Zero-Knowledge Proof
A zero-knowledge proof (ZKP) is a cryptographic protocol by which one party (the prover) can demonstrate to another party (the verifier) that a statement is true without revealing any information beyond the truth of the statement itself, enabling privacy-preserving verification of data on public blockchains.
Zero-knowledge proofs are one of the most powerful cryptographic primitives introduced to public blockchain systems in the past decade. The concept was developed in theoretical computer science in the 1980s by Shafi Goldwasser, Silvio Micali, and Charles Rackoff, but practical applications at blockchain scale only became computationally feasible in the 2010s and 2020s as proof generation and verification algorithms improved dramatically.
The classic illustration is the colorblind verifier problem: a prover wants to convince a colorblind verifier that two objects are different colors without revealing what the colors are. Through a series of probabilistic challenges and responses, the prover can make the verifier arbitrarily confident in the truth of the color difference without disclosing the actual colors. In cryptographic ZK systems, this is formalized into mathematical constructions that produce compact, verifiable proofs of computational statements.

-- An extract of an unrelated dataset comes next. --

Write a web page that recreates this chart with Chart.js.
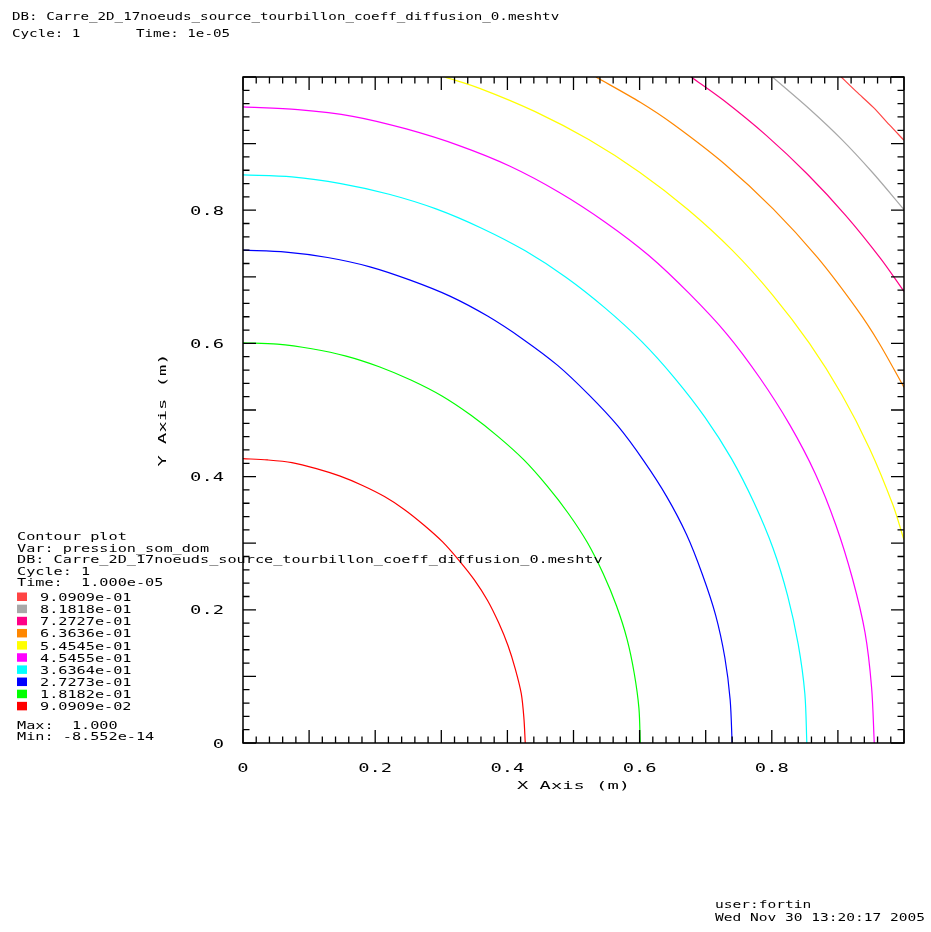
<!DOCTYPE html>
<html>
<head>
<meta charset="utf-8">
<script src="https://cdn.jsdelivr.net/npm/chart.js@4/dist/chart.umd.min.js"></script>
<style>
html,body{margin:0;padding:0;background:#fff;}
canvas{display:block;}
</style>
</head>
<body>
<canvas id="c" width="931" height="932"></canvas>
<script>
// ---- Data ----
const levelLabels = ['9.0909e-01','8.1818e-01','7.2727e-01','6.3636e-01','5.4545e-01','4.5455e-01','3.6364e-01','2.7273e-01','1.8182e-01','9.0909e-02'];
const xTickValues = [0, 0.2, 0.4, 0.6, 0.8];
const xTickLabels = ['0', '0.2', '0.4', '0.6', '0.8'];
const yTickValues = [0, 0.2, 0.4, 0.6, 0.8];
const yTickLabels = ['0', '0.2', '0.4', '0.6', '0.8'];

// contour 9.0909e-02
const c1x = [0.427,0.425,0.421,0.412,0.401,0.387,0.370,0.350,0.327,0.302,0.274,0.245,0.214,0.180,0.146,0.111,0.074,0.037,0];
const c1y = [0,0.037,0.074,0.111,0.146,0.180,0.214,0.245,0.274,0.302,0.327,0.350,0.370,0.387,0.401,0.412,0.421,0.425,0.427];
// contour 1.8182e-01
const c2x = [0.601,0.599,0.592,0.581,0.565,0.545,0.521,0.492,0.460,0.425,0.386,0.345,0.301,0.254,0.206,0.156,0.104,0.052,0];
const c2y = [0,0.052,0.104,0.156,0.206,0.254,0.301,0.345,0.386,0.425,0.460,0.492,0.521,0.545,0.565,0.581,0.592,0.599,0.601];
// contour 2.7273e-01
const c3x = [0.740,0.737,0.729,0.715,0.695,0.671,0.641,0.606,0.567,0.523,0.476,0.424,0.370,0.313,0.253,0.192,0.128,0.065,0];
const c3y = [0,0.065,0.128,0.192,0.253,0.313,0.370,0.424,0.476,0.523,0.567,0.606,0.641,0.671,0.695,0.715,0.729,0.737,0.740];
// contour 3.6364e-01
const c4x = [0.853,0.850,0.840,0.824,0.802,0.773,0.739,0.699,0.653,0.603,0.548,0.489,0.427,0.361,0.292,0.221,0.148,0.074,0];
const c4y = [0,0.074,0.148,0.221,0.292,0.361,0.427,0.489,0.548,0.603,0.653,0.699,0.739,0.773,0.802,0.824,0.840,0.850,0.853];
// contour 4.5455e-01
const c5x = [0.955,0.951,0.941,0.922,0.897,0.866,0.827,0.782,0.732,0.675,0.614,0.548,0.478,0.404,0.327,0.247,0.166,0.083,0];
const c5y = [0,0.083,0.166,0.247,0.327,0.404,0.478,0.548,0.614,0.675,0.732,0.782,0.827,0.866,0.897,0.922,0.941,0.951,0.955];
// contour 5.4545e-01
const c6x = [1,0.983,0.948,0.906,0.857,0.801,0.740,0.673,0.600,0.523,0.442,0.358,0.305];
const c6y = [0.305,0.358,0.442,0.523,0.600,0.673,0.740,0.801,0.857,0.906,0.948,0.983,1];
// contour 6.3636e-01
const c7x = [1,0.962,0.929,0.869,0.802,0.729,0.651,0.601,0.534];
const c7y = [0.534,0.601,0.651,0.729,0.802,0.869,0.929,0.962,1];
// contour 7.2727e-01
const c8x = [1,0.965,0.912,0.854,0.792,0.727,0.678];
const c8y = [0.678,0.727,0.792,0.854,0.912,0.965,1];
// contour 8.1818e-01
const c9x = [1,0.952,0.906,0.857,0.801];
const c9y = [0.801,0.857,0.906,0.952,1];
// contour 9.0909e-01
const c10x = [1,0.978,0.954,0.928,0.905];
const c10y = [0.905,0.928,0.954,0.978,1];

// ---- Styles ----
const levelColors = ['#ff4444','#a8a8a8','#ff0087','#ff8700','#ffff00','#ff00ff','#00ffff','#0000ff','#00ff00','#ff0000'];
const FONT = '"DejaVu Sans Mono", "Liberation Mono", monospace';

const contours = [
  [c1x,c1y],[c2x,c2y],[c3x,c3y],[c4x,c4y],[c5x,c5y],
  [c6x,c6y],[c7x,c7y],[c8x,c8y],[c9x,c9y],[c10x,c10y]
];
const datasets = contours.map((c, i) => ({
  label: levelLabels[9 - i],
  data: c[0].map((x, k) => ({x: x, y: c[1][k]})),
  showLine: true,
  borderColor: levelColors[9 - i],
  backgroundColor: levelColors[9 - i],
  borderWidth: 1.2,
  pointRadius: 0,
  tension: 0.3,
  fill: false
}));

function txt(ctx, s, x, y, size, pitch, align) {
  ctx.save();
  ctx.font = size + 'px ' + FONT;
  const w0 = ctx.measureText('M').width;
  const sx = pitch / w0;
  const total = s.length * pitch;
  let x0 = x;
  if (align === 'center') x0 = x - total / 2;
  else if (align === 'right') x0 = x - total;
  ctx.translate(x0, y);
  ctx.scale(sx, 1);
  ctx.textBaseline = 'alphabetic';
  ctx.textAlign = 'left';
  ctx.fillStyle = '#000';
  ctx.fillText(s, 0, 0);
  ctx.restore();
}

const decor = {
  id: 'decor',
  beforeDraw(chart) {
    const ctx = chart.ctx;
    ctx.save();
    ctx.fillStyle = '#fff';
    ctx.fillRect(0, 0, chart.width, chart.height);
    ctx.restore();
  },
  afterDraw(chart) {
    const ctx = chart.ctx;
    const xs = chart.scales.x, ys = chart.scales.y;
    const a = chart.chartArea;
    ctx.save();
    ctx.strokeStyle = '#000';
    ctx.lineWidth = 1.5;
    ctx.strokeRect(a.left, a.top, a.right - a.left, a.bottom - a.top);
    ctx.lineWidth = 1.3;
    ctx.beginPath();
    for (let i = 0; i <= 50; i++) {
      const v = i / 50;
      const major = (i % 5 === 0);
      const L = major ? 13 : 6.5;
      const px = xs.getPixelForValue(v);
      const py = ys.getPixelForValue(v);
      ctx.moveTo(px, a.bottom); ctx.lineTo(px, a.bottom - L);
      ctx.moveTo(px, a.top); ctx.lineTo(px, a.top + L);
      ctx.moveTo(a.left, py); ctx.lineTo(a.left + L, py);
      ctx.moveTo(a.right, py); ctx.lineTo(a.right - L, py);
    }
    ctx.stroke();
    ctx.restore();

    // tick labels
    xTickValues.forEach((v, i) => {
      txt(ctx, xTickLabels[i], xs.getPixelForValue(v), 772, 12, 11.3, 'center');
    });
    yTickValues.forEach((v, i) => {
      txt(ctx, yTickLabels[i], 224, ys.getPixelForValue(v) + 4.5, 12, 11.3, 'right');
    });
    // axis titles
    txt(ctx, 'X Axis (m)', (a.left + a.right) / 2, 789, 11, 11.3, 'center');
    ctx.save();
    ctx.translate(166, (a.top + a.bottom) / 2);
    ctx.rotate(-Math.PI / 2);
    txt(ctx, 'Y Axis (m)', 0, 0, 11, 11.3, 'center');
    ctx.restore();

    // header
    txt(ctx, 'DB: Carre_2D_17noeuds_source_tourbillon_coeff_diffusion_0.meshtv', 12, 19.5, 10, 8.55, 'left');
    txt(ctx, 'Cycle: 1', 12, 37, 10, 8.55, 'left');
    txt(ctx, 'Time: 1e-05', 136, 37, 10, 8.55, 'left');

    // legend
    const lp = 9.15;
    txt(ctx, 'Contour plot', 17, 540, 10, lp, 'left');
    txt(ctx, 'Var: pression_som_dom', 17, 551.5, 10, lp, 'left');
    txt(ctx, 'DB: Carre_2D_17noeuds_source_tourbillon_coeff_diffusion_0.meshtv', 17, 563, 10, lp, 'left');
    txt(ctx, 'Cycle: 1', 17, 574.5, 10, lp, 'left');
    txt(ctx, 'Time:  1.000e-05', 17, 586, 10, lp, 'left');
    levelLabels.forEach((lab, i) => {
      const by = 601 + i * 12.15;
      ctx.fillStyle = levelColors[i];
      ctx.fillRect(17, by - 8.5, 10, 8.5);
      txt(ctx, lab, 40, by, 10, lp, 'left');
    });
    txt(ctx, 'Max:  1.000', 17, 728.5, 10, lp, 'left');
    txt(ctx, 'Min: -8.552e-14', 17, 739.5, 10, lp, 'left');

    // footer
    txt(ctx, 'user:fortin', 715, 908, 10, 8.75, 'left');
    txt(ctx, 'Wed Nov 30 13:20:17 2005', 715, 921, 10, 8.75, 'left');
  }
};

new Chart(document.getElementById('c'), {
  type: 'scatter',
  data: { datasets: datasets },
  options: {
    responsive: false,
    animation: false,
    devicePixelRatio: 1,
    layout: { padding: { left: 243, right: 27, top: 77, bottom: 189 } },
    scales: {
      x: { type: 'linear', min: 0, max: 1, display: false },
      y: { type: 'linear', min: 0, max: 1, display: false }
    },
    plugins: {
      legend: { display: false },
      tooltip: { enabled: false },
      title: { display: false }
    }
  },
  plugins: [decor]
});
</script>
</body>
</html>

In the blockchain context, zero-knowledge proofs serve two primary functions. The first is privacy: ZK proofs allow a user to prove that they know a secret (a private key, a password, a credential) or that a transaction satisfies certain conditions without revealing the underlying data. Privacy-focused cryptocurrencies like Zcash use ZK proofs (specifically zk-SNARKs) to enable shielded transactions where amounts and addresses are hidden but the transaction validity is publicly verifiable. Tornado Cash, before its sanctioning by the Office of Foreign Assets Control (OFAC) in 2022, used ZK proofs to enable private Ethereum transactions.
The second function is scalability, used in ZK rollup technology. A ZK rollup processes thousands of transactions off-chain and generates a single succinct proof — a zk-SNARK or zk-STARK — that proves the validity of all those transactions simultaneously. This proof is posted to the main blockchain, which only needs to verify the proof rather than re-execute every transaction, reducing gas costs and increasing throughput by orders of magnitude. zkSync, StarkNet, Polygon zkEVM, and Scroll are prominent ZK rollup implementations.
For regulators, ZK proofs present a dual challenge. The same technology that enables legitimate financial privacy also enables obfuscation of illicit transactions. The OFAC sanctioning of Tornado Cash smart contracts raised novel questions about whether sanctioning open-source software code is legally and constitutionally valid — litigation on this question was ongoing as of early 2026. For infrastructure builders and DeFi participants, ZK proofs represent the technological foundation of both the privacy and scalability layers of next-generation blockchain systems, making them among the most consequential active areas of cryptographic engineering.